-- START --
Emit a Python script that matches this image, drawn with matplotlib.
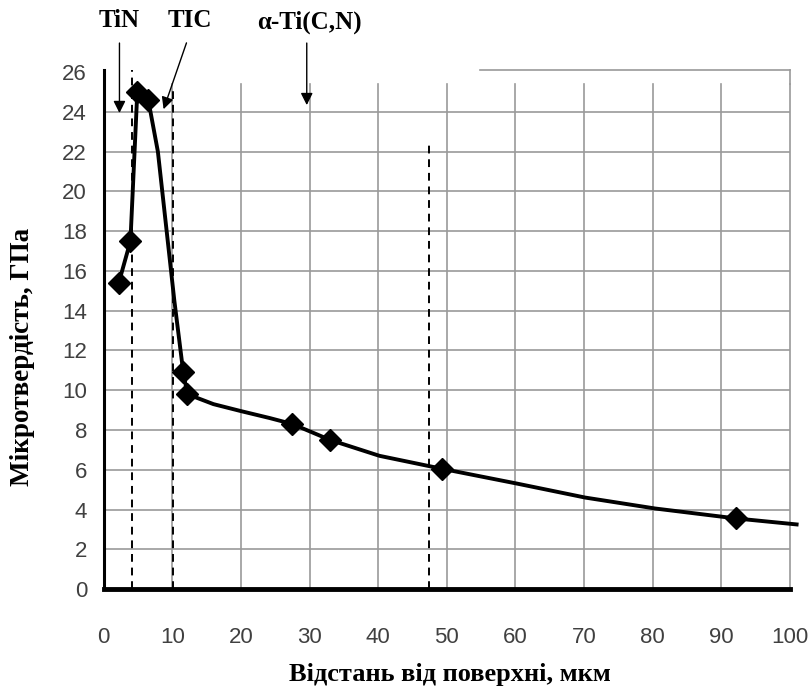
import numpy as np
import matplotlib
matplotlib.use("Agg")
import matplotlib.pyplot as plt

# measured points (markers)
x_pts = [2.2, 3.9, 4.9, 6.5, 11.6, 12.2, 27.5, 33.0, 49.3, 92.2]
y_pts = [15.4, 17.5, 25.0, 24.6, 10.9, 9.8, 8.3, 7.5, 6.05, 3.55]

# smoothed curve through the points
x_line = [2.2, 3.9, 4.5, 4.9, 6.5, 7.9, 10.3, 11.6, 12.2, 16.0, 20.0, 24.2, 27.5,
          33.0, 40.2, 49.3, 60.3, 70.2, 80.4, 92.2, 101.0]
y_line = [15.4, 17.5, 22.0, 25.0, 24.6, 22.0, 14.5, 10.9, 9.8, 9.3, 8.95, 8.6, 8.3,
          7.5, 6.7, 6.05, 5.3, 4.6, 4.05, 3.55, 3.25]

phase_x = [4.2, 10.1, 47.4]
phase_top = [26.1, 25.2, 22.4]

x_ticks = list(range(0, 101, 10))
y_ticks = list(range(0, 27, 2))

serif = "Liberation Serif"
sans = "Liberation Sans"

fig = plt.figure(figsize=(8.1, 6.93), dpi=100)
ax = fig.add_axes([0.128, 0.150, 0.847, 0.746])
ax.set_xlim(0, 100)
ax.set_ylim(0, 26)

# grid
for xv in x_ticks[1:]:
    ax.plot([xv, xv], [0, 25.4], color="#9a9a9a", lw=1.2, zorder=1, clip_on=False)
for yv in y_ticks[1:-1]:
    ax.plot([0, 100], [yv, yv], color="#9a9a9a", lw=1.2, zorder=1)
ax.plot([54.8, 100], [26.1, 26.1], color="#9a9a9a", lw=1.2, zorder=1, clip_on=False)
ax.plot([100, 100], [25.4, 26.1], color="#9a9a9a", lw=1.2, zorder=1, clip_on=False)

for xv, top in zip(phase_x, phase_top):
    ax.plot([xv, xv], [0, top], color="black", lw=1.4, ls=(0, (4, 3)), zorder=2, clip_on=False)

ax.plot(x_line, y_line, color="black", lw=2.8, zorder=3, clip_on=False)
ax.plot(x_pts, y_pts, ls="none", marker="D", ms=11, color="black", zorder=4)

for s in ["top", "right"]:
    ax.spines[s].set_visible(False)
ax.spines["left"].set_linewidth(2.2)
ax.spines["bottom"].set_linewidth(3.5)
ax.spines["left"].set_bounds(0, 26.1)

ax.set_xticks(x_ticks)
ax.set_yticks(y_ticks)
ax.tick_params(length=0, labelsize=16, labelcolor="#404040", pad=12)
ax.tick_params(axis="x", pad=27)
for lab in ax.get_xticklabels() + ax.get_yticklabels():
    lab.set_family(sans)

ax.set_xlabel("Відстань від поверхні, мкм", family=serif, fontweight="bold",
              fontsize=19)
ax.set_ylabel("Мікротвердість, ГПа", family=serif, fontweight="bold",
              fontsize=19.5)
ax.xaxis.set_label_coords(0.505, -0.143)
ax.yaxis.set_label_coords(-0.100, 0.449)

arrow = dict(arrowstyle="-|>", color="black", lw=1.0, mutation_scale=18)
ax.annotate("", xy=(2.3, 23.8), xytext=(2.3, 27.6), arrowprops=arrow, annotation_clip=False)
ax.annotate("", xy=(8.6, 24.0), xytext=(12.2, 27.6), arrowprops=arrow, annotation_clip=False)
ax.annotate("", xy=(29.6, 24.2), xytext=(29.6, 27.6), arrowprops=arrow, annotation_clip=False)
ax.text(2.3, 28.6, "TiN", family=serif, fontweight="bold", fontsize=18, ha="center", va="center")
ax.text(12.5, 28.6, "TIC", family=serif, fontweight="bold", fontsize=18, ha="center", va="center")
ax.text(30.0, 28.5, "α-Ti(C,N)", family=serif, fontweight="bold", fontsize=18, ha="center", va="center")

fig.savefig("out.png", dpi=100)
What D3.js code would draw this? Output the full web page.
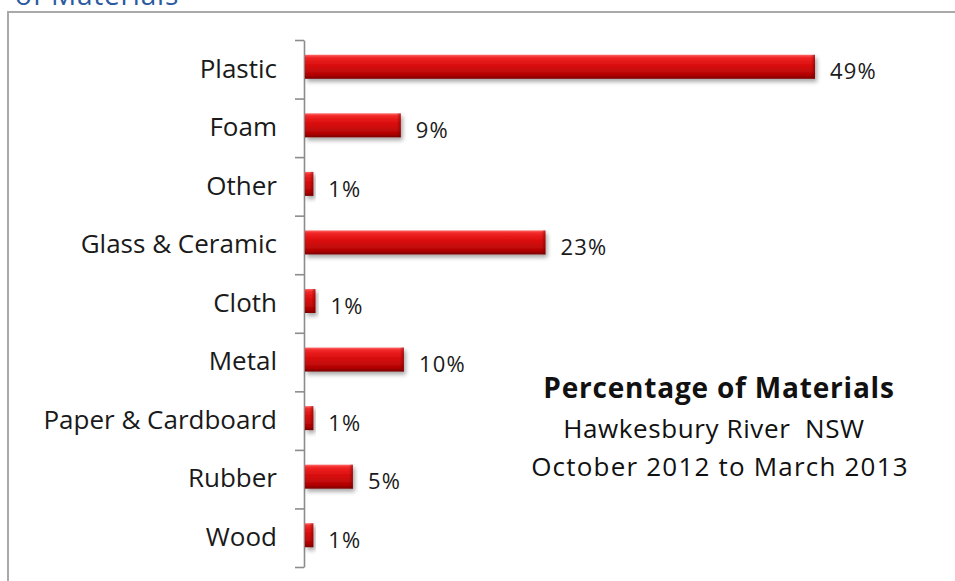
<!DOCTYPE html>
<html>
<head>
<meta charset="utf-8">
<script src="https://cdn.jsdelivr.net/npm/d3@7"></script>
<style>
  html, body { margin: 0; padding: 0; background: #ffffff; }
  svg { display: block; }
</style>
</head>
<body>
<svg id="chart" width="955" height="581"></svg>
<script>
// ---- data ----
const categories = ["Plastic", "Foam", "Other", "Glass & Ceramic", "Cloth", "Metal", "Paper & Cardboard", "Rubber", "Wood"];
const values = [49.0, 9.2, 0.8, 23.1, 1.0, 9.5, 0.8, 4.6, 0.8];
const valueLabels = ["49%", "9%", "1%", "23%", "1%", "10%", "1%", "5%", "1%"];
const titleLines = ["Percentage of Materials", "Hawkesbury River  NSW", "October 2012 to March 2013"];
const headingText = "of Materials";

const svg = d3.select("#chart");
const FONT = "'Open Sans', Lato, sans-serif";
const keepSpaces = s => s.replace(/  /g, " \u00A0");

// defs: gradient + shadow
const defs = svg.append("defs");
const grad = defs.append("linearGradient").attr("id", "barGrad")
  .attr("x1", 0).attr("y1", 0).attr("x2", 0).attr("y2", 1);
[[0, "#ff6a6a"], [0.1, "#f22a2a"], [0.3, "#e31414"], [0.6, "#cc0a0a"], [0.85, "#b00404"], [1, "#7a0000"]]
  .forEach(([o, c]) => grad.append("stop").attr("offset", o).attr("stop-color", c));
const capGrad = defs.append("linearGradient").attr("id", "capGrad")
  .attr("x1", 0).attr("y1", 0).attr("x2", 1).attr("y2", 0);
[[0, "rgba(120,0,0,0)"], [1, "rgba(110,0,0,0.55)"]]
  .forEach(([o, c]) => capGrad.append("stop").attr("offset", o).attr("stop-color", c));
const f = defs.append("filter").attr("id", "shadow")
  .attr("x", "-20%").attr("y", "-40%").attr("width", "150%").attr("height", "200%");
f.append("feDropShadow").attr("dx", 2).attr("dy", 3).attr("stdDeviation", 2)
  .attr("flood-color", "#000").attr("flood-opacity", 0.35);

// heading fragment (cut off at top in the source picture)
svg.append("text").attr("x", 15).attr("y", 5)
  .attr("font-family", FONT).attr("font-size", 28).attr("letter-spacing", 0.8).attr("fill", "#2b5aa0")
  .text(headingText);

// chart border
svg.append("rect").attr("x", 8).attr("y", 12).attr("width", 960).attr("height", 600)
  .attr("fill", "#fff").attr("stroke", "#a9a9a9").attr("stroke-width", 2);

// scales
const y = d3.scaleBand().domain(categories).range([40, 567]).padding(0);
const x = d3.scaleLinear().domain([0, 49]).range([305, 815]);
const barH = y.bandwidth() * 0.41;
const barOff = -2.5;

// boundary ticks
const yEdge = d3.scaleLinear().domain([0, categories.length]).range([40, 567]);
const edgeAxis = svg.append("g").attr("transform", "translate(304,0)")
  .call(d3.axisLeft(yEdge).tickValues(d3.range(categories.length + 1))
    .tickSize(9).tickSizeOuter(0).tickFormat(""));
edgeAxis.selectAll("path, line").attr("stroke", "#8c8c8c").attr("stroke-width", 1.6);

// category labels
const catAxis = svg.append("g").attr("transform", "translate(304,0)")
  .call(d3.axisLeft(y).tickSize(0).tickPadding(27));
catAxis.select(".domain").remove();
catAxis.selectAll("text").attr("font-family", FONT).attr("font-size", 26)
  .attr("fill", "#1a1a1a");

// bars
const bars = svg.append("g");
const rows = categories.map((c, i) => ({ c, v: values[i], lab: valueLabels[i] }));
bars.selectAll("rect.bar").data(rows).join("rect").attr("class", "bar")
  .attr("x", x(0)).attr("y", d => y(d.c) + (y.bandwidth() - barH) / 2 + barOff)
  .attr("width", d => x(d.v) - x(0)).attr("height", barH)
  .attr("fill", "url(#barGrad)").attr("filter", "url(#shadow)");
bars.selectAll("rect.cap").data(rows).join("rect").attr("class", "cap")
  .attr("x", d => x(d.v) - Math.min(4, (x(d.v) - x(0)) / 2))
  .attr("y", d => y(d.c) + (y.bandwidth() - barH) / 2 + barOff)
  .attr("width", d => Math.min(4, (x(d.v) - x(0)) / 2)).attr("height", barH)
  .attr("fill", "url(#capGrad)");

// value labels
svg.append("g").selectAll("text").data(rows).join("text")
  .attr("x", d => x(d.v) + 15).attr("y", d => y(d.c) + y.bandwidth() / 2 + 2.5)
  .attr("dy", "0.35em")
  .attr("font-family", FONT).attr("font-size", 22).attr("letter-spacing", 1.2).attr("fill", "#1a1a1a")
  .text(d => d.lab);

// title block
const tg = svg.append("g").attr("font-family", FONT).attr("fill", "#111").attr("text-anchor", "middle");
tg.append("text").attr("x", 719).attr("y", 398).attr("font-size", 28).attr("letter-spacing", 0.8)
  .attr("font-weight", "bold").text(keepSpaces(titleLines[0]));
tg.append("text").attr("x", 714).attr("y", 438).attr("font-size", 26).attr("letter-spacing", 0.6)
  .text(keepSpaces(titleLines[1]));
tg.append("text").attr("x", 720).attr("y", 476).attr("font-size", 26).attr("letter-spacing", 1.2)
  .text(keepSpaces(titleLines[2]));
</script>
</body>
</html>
-- END --
Your task is to reproduce exactly the lines from the start of the data above through the line containing "7.5, 6.05, 3.55]", leaving every picture out.

Emit a Python script that matches this image, drawn with matplotlib.
import numpy as np
import matplotlib
matplotlib.use("Agg")
import matplotlib.pyplot as plt

# measured points (markers)
x_pts = [2.2, 3.9, 4.9, 6.5, 11.6, 12.2, 27.5, 33.0, 49.3, 92.2]
y_pts = [15.4, 17.5, 25.0, 24.6, 10.9, 9.8, 8.3, 7.5, 6.05, 3.55]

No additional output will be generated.